À côté de la presse papier, Internet semble donner un nouveau souffle à l’information. Citons, entre autres, Rue 89 ou Mediapart qui donnent de jolis coups de pied dans la fourmilière. Les rédacteurs ne sont pas tous des journalistes professionnels – c’est ce qu’on appelle le "journalisme citoyen" ou "journalisme participatif" – et c’est sûrement pour cela qu’ils semblent "parler" autrement, donner une vision nouvelle de l’information. La parole publique prend alors ici tout son sens : informer mais également contester ou approuver. Internet aurait donc des vertus démocratisantes. Mais attention aux modérateurs des sites Internet qui veillent au grain… et qui tenteraient parfois de produire de l’information partisane voire de la propagande en ne publiant pas certains commentaires d’internautes jugés gênants.

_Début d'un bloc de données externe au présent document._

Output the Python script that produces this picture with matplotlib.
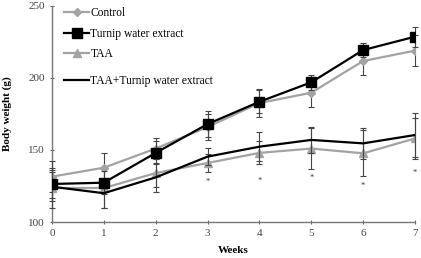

Rappelons que produire de l’opinion, de même que faire du "buzz", ce n’est pas produire de l’information. La libre expression a donc aussi ses limites…
La libéralisation des ondes
Presse papier, presse numérique mais également presse radio pour compléter le paysage de l’information. C’est en 1970, pour faire le pendant à l’ORTF, que les premières radios libres voient le jour et c’est en 1980 qu’elles prennent leur essor. Pierre Montel rappelle le "cercle vertueux mis en place par le Fonds de soutien à l’expression radiophonique (FSER) qui taxe les grands groupes privés (TF1, RTL…) pour reverser aux 600 radios alternatives qui peuvent ainsi exister en France". 600 radios qui s’étalent sur 1000 fréquences (sur 4000 disponibles en tout). Notons que la radio est le seul média accessible à tous, sans redevance ou abonnement. Mais le passage prochain à la radio numérique terrestre inquiète. Les changements de pratiques d’écoute forcent inéluctablement les radios à se diffuser sur Internet ou via le réseau mobile mais qu’en est-il alors du traçage de l’auditeur ? La parole publique peut-elle toujours être aussi libre quand on sait que la perte de l’anonymat (à l’achat et à l’écoute) est évidente ? Comme le souligne Pierre-Yves Bulteau, "l’appel du 18 juin du général de Gaulle pourrait-il avoir lieu en 2010 ? Comment appeler à résister quand les auditeurs sont fichés ?" Espérons donc que le progrès technologique (la RNT c’est avant tout une meilleure couverture sur le territoire et une meilleure qualité de son) ne remette pas en cause la liberté d’expression si vive dans notre monde occidental.